We create new stories of empowerment and find ways to be fully supported in the journey toward goals.
I witness a lot of frustration from clients toward themselves because they wish they could just stop overindulging with their vices, or could just show up with friends and family members in a way that honors their integrity. The repeated failed attempts exhaust them. Such a huge part of mental health healing is letting go of the myth of the quick fix and the myth of the miracle cure.
About Molly Fitz King
Louisville, Kentucky Therapist specializing in
DBT, sensory modulation and autism
I’m Molly Fitz King, I started my career in 2011 at The School for Autism which inspired me to go back to school to get my masters. I have clinical experience in inpatient, outpatient, and community mental health settings that I believe has prepared me for this work.
I primarily practice DBT and sensory modulation. I rely heavily on approaches that use the body to regulate the mind. For clients who are comfortable using art, music, dance, writing, and enactment, I have a second license in Art Therapy and love any opportunity to unite the verbal with the visual. I specialize in treating people with Autism and have a strong background in trauma and mood disorders.

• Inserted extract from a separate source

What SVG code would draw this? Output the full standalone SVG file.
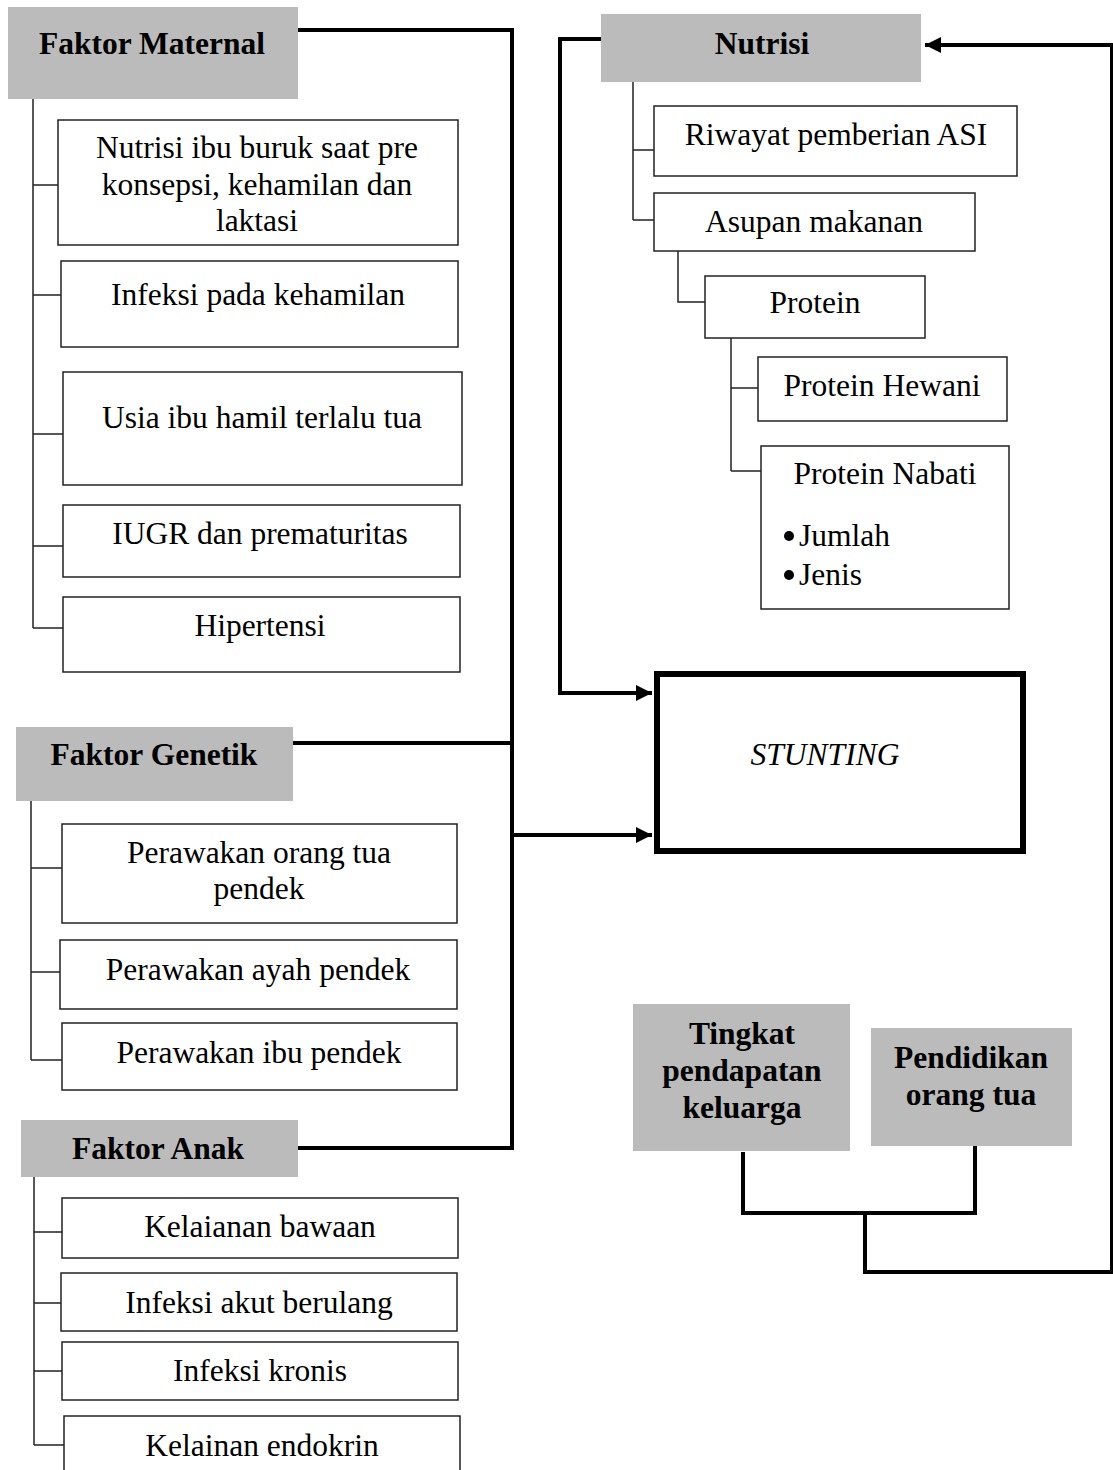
<svg xmlns="http://www.w3.org/2000/svg" width="1113" height="1470" viewBox="0 0 1113 1470">
<style>
text{font-family:"Liberation Serif","Times New Roman",serif;font-size:31.5px;fill:#000;text-anchor:middle}
.b{font-weight:bold}
.i{font-style:italic}
.hdr{fill:#bbbbbb;stroke:none}
.box{fill:#fff;stroke:#222;stroke-width:1.5}
.tree{fill:none;stroke:#222;stroke-width:1.5}
.thick{fill:none;stroke:#000;stroke-width:4}
</style>
<defs>
<marker id="ah" markerUnits="userSpaceOnUse" markerWidth="17" markerHeight="16" refX="16" refY="8" orient="auto">
<path d="M0,0 L16,8 L0,16 z" fill="#000"/>
</marker>
</defs>
<rect width="1113" height="1470" fill="#fff"/>

<g id="connectors">
<path class="thick" d="M298,30 H512 V1148 H298"/>
<path class="thick" d="M293,743 H512"/>
<path class="thick" d="M512,835 H652" marker-end="url(#ah)"/>
<path class="thick" d="M601,39 H560 V693 H652" marker-end="url(#ah)"/>
<path class="thick" d="M743,1152 V1213 H975 V1137"/>
<path class="thick" d="M865,1215 V1272 H1112 V45 H925" marker-end="url(#ah)"/>
<path class="tree" d="M33,99 V628 M33,185 H58 M33,295 H61 M33,434 H63 M33,546 H63 M33,628 H63"/>
<path class="tree" d="M31,801 V1060 M31,868 H62 M31,972 H60 M31,1060 H62"/>
<path class="tree" d="M34,1177 V1445 M34,1232 H62 M34,1303 H61 M34,1371 H62 M34,1445 H64"/>
<path class="tree" d="M633,82 V220 M633,150 H654 M633,220 H654"/>
<path class="tree" d="M678,251 V302 H705"/>
<path class="tree" d="M731,338 V471 M731,388 H758 M731,471 H761"/>
</g>

<g id="faktor-maternal">
<rect class="hdr" x="8" y="7" width="290" height="92"/>
<text class="b" x="152" y="54">Faktor Maternal</text>
</g>
<g id="nutrisi-ibu">
<rect class="box" x="58" y="120" width="400" height="125"/>
<text x="257" y="158">Nutrisi ibu buruk saat pre</text>
<text x="257" y="195">konsepsi, kehamilan dan</text>
<text x="257" y="231">laktasi</text>
</g>
<g id="infeksi-kehamilan">
<rect class="box" x="61" y="261" width="397" height="86"/>
<text x="258" y="305">Infeksi pada kehamilan</text>
</g>
<g id="usia-ibu">
<rect class="box" x="63" y="372" width="399" height="113"/>
<text x="262" y="428">Usia ibu hamil terlalu tua</text>
</g>
<g id="iugr">
<rect class="box" x="63" y="505" width="397" height="72"/>
<text x="260" y="544">IUGR dan prematuritas</text>
</g>
<g id="hipertensi">
<rect class="box" x="63" y="597" width="397" height="75"/>
<text x="260" y="636">Hipertensi</text>
</g>

<g id="faktor-genetik">
<rect class="hdr" x="16" y="727" width="277" height="74"/>
<text class="b" x="154" y="765">Faktor Genetik</text>
</g>
<g id="orang-tua-pendek">
<rect class="box" x="62" y="824" width="395" height="99"/>
<text x="259" y="863">Perawakan orang tua</text>
<text x="259" y="899">pendek</text>
</g>
<g id="ayah-pendek">
<rect class="box" x="60" y="940" width="397" height="69"/>
<text x="258" y="980">Perawakan ayah pendek</text>
</g>
<g id="ibu-pendek">
<rect class="box" x="62" y="1023" width="395" height="67"/>
<text x="259" y="1063">Perawakan ibu pendek</text>
</g>

<g id="faktor-anak">
<rect class="hdr" x="21" y="1120" width="277" height="57"/>
<text class="b" x="158" y="1159">Faktor Anak</text>
</g>
<g id="kelainan-bawaan">
<rect class="box" x="62" y="1198" width="396" height="60"/>
<text x="260" y="1237">Kelaianan bawaan</text>
</g>
<g id="infeksi-akut">
<rect class="box" x="61" y="1273" width="396" height="58"/>
<text x="259" y="1313">Infeksi akut berulang</text>
</g>
<g id="infeksi-kronis">
<rect class="box" x="62" y="1342" width="396" height="58"/>
<text x="260" y="1381">Infeksi kronis</text>
</g>
<g id="kelainan-endokrin">
<rect class="box" x="64" y="1416" width="396" height="70"/>
<text x="262" y="1456">Kelainan endokrin</text>
</g>

<g id="nutrisi">
<rect class="hdr" x="601" y="14" width="320" height="68"/>
<text class="b" x="762" y="54">Nutrisi</text>
</g>
<g id="riwayat-asi">
<rect class="box" x="654" y="106" width="363" height="70"/>
<text x="836" y="145">Riwayat pemberian ASI</text>
</g>
<g id="asupan-makanan">
<rect class="box" x="654" y="193" width="321" height="58"/>
<text x="814" y="232">Asupan makanan</text>
</g>
<g id="protein">
<rect class="box" x="705" y="276" width="220" height="62"/>
<text x="815" y="313">Protein</text>
</g>
<g id="protein-hewani">
<rect class="box" x="758" y="357" width="249" height="64"/>
<text x="882" y="396">Protein Hewani</text>
</g>
<g id="protein-nabati">
<rect class="box" x="761" y="446" width="248" height="163"/>
<text x="885" y="484">Protein Nabati</text>
<circle cx="789" cy="536" r="5"/>
<circle cx="789" cy="575" r="5"/>
<text x="799" y="546" style="text-anchor:start">Jumlah</text>
<text x="799" y="585" style="text-anchor:start">Jenis</text>
</g>

<g id="stunting">
<rect x="657" y="674" width="366" height="177" fill="#fff" stroke="#000" stroke-width="6"/>
<text class="i" x="825" y="765">STUNTING</text>
</g>

<g id="tingkat-pendapatan">
<rect class="hdr" x="633" y="1004" width="217" height="147"/>
<text class="b" x="742" y="1044">Tingkat</text>
<text class="b" x="742" y="1081">pendapatan</text>
<text class="b" x="742" y="1118">keluarga</text>
</g>
<g id="pendidikan">
<rect class="hdr" x="871" y="1028" width="201" height="118"/>
<text class="b" x="971" y="1068">Pendidikan</text>
<text class="b" x="971" y="1105">orang tua</text>
</g>
</svg>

As a clinician, it’s really important to me that I am never dictating your healing but rather with you in a process of getting closer and closer to your core and how you want to show up in the world. Diagnosis is often a part of the process but I emphasize that I am sitting across from a human who is struggling and certain labels or diagnosis can make us lose sight of that.
I take my own personal mental health seriously and my long term commitment to learning about myself informs how I show up as a provider. I play a sport I love twice a week. I practice all the strategies that I discuss in therapy sessions but one I regularly go back to is mindful movements and walking meditation.
“I strive to help people restore hope in their own ability to heal, to live a life in line with their values and to give themselves permission to be human along the way.”
— Molly Fitz King
Specializations:
Sustainable changes are made through small acts over time.
I primarily practice dialectical behavior therapy (DBT) and sensory modulation. Treating people with autism is one of my specialties along with treating trauma and mood disorders.
Dialectical Behavior Therapy
This method of therapy helps individuals struggling with obsessive thinking, and emotional dysregulation. The first few skills you learn help you use the body to calm the mind. Once you are less activated you begin to look at strategies to improve communication in relationships and ways to insert mindfulness techniques into your daily life that are a good fit for you. When we are still highly activated it can be hard to nail down realistic mindfulness skills. This is why trial and error in session are so important. I do not currently offer DBT group therapy and frequently partner with other providers if clients are in need of this additional service. This method was created for individuals struggling with significant mood swings but the main skill, wise mind, can help people with Autism soften black and white thinking and find nuance in complex situations.
Sensory Modulation
This method uses vision, hearing, scent, taste, proprioception, interoception, vestibular, and exteroception. We start with an overview of preferences and dislikes in each of these sensory areas and look at ways to engage each system multiple times per day. An outside glance at this method could look overwhelming due to the large number of listed senses, however practice makes engaging with each area of healing pretty intuitive over time. My first exposure to this was in 2011 in the School for Autism where I watched how much peace the children got once they were able to enter the sensory room multiple times per day as part of their sensory modulation.
Art Therapy
I have a second license in Art Therapy and love to use opportunities to unite the verbal with the visual. I frequently expand art into enactment, music, dance, and writing so there is no limitation held on artistic expression. Art therapy helps clients stop attempting to think through all their problems and allows them space to slow down, feel, and accept. Creating in this setting is focused only on the process and not on any measurement of quality or talent. Some of the art we create are grief maps, barrier drawings, and all fine shelters.
About Scribbles
Scribbles is still undergoing his training and he will eventually work one day per week. He got his name because, in art therapy, scribbling is very important. It is the first mark making we all engage in as children no matter how technically skilled we become in art later in life. It unifies us as creators of visual arts and reminds us that no matter what age we are, art can be temporary and can be messy. We can make creating about movement and rhythm and humor. We all start our mark making journey with scribbling and if we are lucky we give ourselves the opportunity to go back. Scribbles provides a playful and calming presence that keeps sessions rooted in regulation. We will process hard things in our journey together and he will be with us for grounding purposes.
“Maybe they (dogs) remind us, in this way, of our own origins, when our bodies were not yet assumed into the world of speech. Then we could experience wordlessly, which must at once be a painful thing and a strange joy, a pure kind of engagement that adults never know again.”